Integrate the joint PDF over the entire range of Y to obtain the marginal distribution of X: \[ f_X(x) = \int_{0}^{1} k x y (x-y)^2 \, dy \] Evaluate this integral.

- Find the marginal distribution of Y

Integrate the joint PDF over the entire range of X to obtain the marginal distribution of Y: \[ f_Y(y) = \int_{0}^{1} k x y (x-y)^2 \, dx \] Evaluate this integral.

- Calculate the expected values

Compute the expected values: \(E[X], E[Y], E[XY]\).
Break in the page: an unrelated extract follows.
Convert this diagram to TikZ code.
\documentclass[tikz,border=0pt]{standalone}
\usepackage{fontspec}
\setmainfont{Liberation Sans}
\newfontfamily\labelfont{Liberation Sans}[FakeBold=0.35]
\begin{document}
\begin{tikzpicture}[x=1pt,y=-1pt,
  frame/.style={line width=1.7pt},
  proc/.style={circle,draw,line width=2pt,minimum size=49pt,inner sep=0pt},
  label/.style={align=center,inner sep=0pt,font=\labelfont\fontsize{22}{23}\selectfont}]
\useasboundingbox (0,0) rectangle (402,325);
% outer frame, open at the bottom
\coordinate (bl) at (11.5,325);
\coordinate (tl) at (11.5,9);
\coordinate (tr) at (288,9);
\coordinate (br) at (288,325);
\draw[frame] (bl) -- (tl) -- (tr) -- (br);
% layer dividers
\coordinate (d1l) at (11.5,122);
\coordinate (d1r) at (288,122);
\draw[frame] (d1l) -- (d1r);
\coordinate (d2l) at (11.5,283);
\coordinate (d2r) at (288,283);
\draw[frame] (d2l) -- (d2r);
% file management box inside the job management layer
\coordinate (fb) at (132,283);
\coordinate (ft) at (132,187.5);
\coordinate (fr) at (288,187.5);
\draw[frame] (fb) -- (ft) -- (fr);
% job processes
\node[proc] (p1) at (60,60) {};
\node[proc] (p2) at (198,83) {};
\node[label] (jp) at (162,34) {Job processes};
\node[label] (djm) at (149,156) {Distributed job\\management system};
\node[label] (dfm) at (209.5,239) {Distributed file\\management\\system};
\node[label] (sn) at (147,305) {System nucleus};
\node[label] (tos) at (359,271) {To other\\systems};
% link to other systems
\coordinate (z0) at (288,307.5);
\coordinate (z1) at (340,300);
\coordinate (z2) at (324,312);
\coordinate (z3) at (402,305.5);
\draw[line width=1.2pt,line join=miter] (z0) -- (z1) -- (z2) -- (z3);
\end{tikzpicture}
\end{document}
These are required for the correlation coefficient.

- Compute variances and covariance

Determine the variances \(Var(X), Var(Y)\) and the covariance \(Cov(X, Y)\) using the previously calculated expected values.

- Calculate the correlation coefficient

Use the formula for the correlation coefficient: \[ \rho_{XY} = \frac{Cov(X,Y)}{\sqrt{Var(X) Var(Y)}} \] Substitute the values for covariance and variances to find \(\rho_{XY}\).

Key concepts

Marginal Distributions

Marginal distributions tell us the probability distribution of a single random variable within a joint distribution.
To find the marginal distribution of a variable, we integrate the joint probability density function (PDF) over the range of the other variable.
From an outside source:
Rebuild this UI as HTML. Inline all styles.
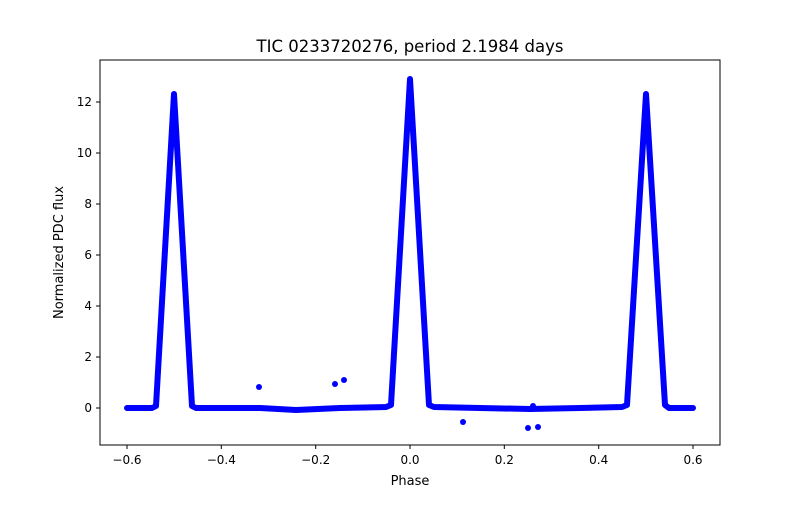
<!DOCTYPE html>
<html><head><style>body{margin:0;background:#fff}svg text{font-family:"DejaVu Sans","Liberation Sans",sans-serif;fill:#000}</style></head><body>
<svg width="800" height="500" viewBox="0 0 800 500">
<rect width="800" height="500" fill="#fff"/>
<text x="410" y="52" font-size="16.5" text-anchor="middle">TIC 0233720276, period 2.1984 days</text>
<g stroke="#0000ff" stroke-width="6" fill="none" stroke-linejoin="round" stroke-linecap="round">
<path d="M127,408 L152,408 L156,406 L174,94 L192,406 L196,408 L260,408 L296,410 L340,408 L386,407 L391,405 L410,79 L429,405 L434,407 L480,408 L530,409 L580,408 L622,407 L627,405 L646,94 L665,405 L669,408 L693,408"/>
</g>
<g fill="#0000ff">
<circle cx="259" cy="387" r="3"/><circle cx="335" cy="384" r="3"/><circle cx="344" cy="380" r="3"/>
<circle cx="463" cy="422" r="3"/><circle cx="528" cy="428" r="3"/><circle cx="538" cy="427" r="3"/><circle cx="533" cy="406" r="3"/>
</g>
<rect x="100" y="60" width="620" height="385" fill="none" stroke="#000" stroke-width="1"/>
<g stroke="#000" stroke-width="1">
<line x1="127" y1="445" x2="127" y2="449"/><line x1="221.3" y1="445" x2="221.3" y2="449"/><line x1="315.7" y1="445" x2="315.7" y2="449"/><line x1="410" y1="445" x2="410" y2="449"/><line x1="504.3" y1="445" x2="504.3" y2="449"/><line x1="598.7" y1="445" x2="598.7" y2="449"/><line x1="693" y1="445" x2="693" y2="449"/>
<line x1="96" y1="408" x2="100" y2="408"/><line x1="96" y1="357" x2="100" y2="357"/><line x1="96" y1="306" x2="100" y2="306"/><line x1="96" y1="255" x2="100" y2="255"/><line x1="96" y1="204" x2="100" y2="204"/><line x1="96" y1="153" x2="100" y2="153"/><line x1="96" y1="102" x2="100" y2="102"/>
</g>
<g font-size="12" text-anchor="middle">
<text x="127" y="464">−0.6</text><text x="221.3" y="464">−0.4</text><text x="315.7" y="464">−0.2</text><text x="410" y="464">0.0</text><text x="504.3" y="464">0.2</text><text x="598.7" y="464">0.4</text><text x="693" y="464">0.6</text>
</g>
<g font-size="12" text-anchor="end">
<text x="92" y="412">0</text><text x="92" y="361">2</text><text x="92" y="310">4</text><text x="92" y="259">6</text><text x="92" y="208">8</text><text x="92" y="157">10</text><text x="92" y="106">12</text>
</g>
<text x="410" y="485" font-size="13" text-anchor="middle">Phase</text>
<text transform="translate(63,252.5) rotate(-90)" font-size="13" text-anchor="middle">Normalized PDC flux</text>
</svg>
</body></html>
In our exercise, we have two random variables, X and Y, with a joint PDF proportional to \(x y (x-y)^2\).
To find the marginal distribution of X, we integrate the joint PDF over the entire range of Y:
\[ f_X(x) = \int_{0}^{1} k x y (x-y)^2 \, dy \]

Similarly, to find the marginal distribution of Y, we integrate the joint PDF over the entire range of X:
\[ f_Y(y) = \int_{0}^{1} k x y (x-y)^2 \, dx \]
These integrations simplify the joint PDF to individual PDFs for X and Y.

Correlation Coefficient

The correlation coefficient, denoted as \(\rho\), measures the strength and direction of the linear relationship between two random variables.

It takes values between -1 and 1:

• \(\rho = 1\) indicates a perfect positive linear relationship.
• \(\rho = 0\) indicates no linear relationship.
• \(\rho = -1\) indicates a perfect negative linear relationship.

The formula for the correlation coefficient is:
\[ \rho_{XY} = \frac{Cov(X,Y)}{\sqrt{Var(X) Var(Y)}} \]
In this exercise, we are asked to show that X and Y are negatively correlated with \(\rho = -\frac{2}{3}\).
To do so, we need to calculate the covariance and variances of X and Y, and then use them in the formula.

Expected Values

Expected values give us the mean or average value of a random variable over numerous trials.

For a continuous random variable, the expected value is calculated using the integral of the product of the variable and its PDF:
\[ E[X] = \int_{-\infty}^{\infty} x f_X(x) \, dx \]
\[ E[Y] = \int_{-\infty}^{\infty} y f_Y(y) \, dy \]
In our problem, we also need the joint expectation:
\[ E[XY] = \int_{-\infty}^{\infty} \int_{-\infty}^{\infty} xy f_{X,Y}(x,y) \, dx \, dy \]
Calculating these expected values provides the necessary information to find variance and covariance.

Covariance

Covariance indicates the direction of the linear relationship between two random variables.

If both variables tend to increase together, the covariance is positive.
If one tends to increase when the other one decreases, the covariance is negative.
The formula for covariance is:
\[ Cov(X,Y) = E[XY] - E[X]E[Y] \]
In the given problem, after finding \(E[X]\), \(E[Y]\), and \(E[XY]\), we use these values in the covariance formula to determine the linear dependency between X and Y.

Double Integral

A double integral is used to compute the integral of a function over a two-dimensional region.

In this exercise, the double integral is employed to find the constant of proportionality for the joint PDF:
\[ \text{Constant} \times \int_{0}^{1} \int_{0}^{1} x y (x-y)^2 \, dy \, dx = 1 \]
Solving this double integral helps normalize the joint PDF so that the total probability is 1.
Breaking it down:

• First, integrate with respect to y across its range.
• Then, integrate the resulting function with respect to x across its range.

This procedure guarantees that we correctly normalize the joint distribution function.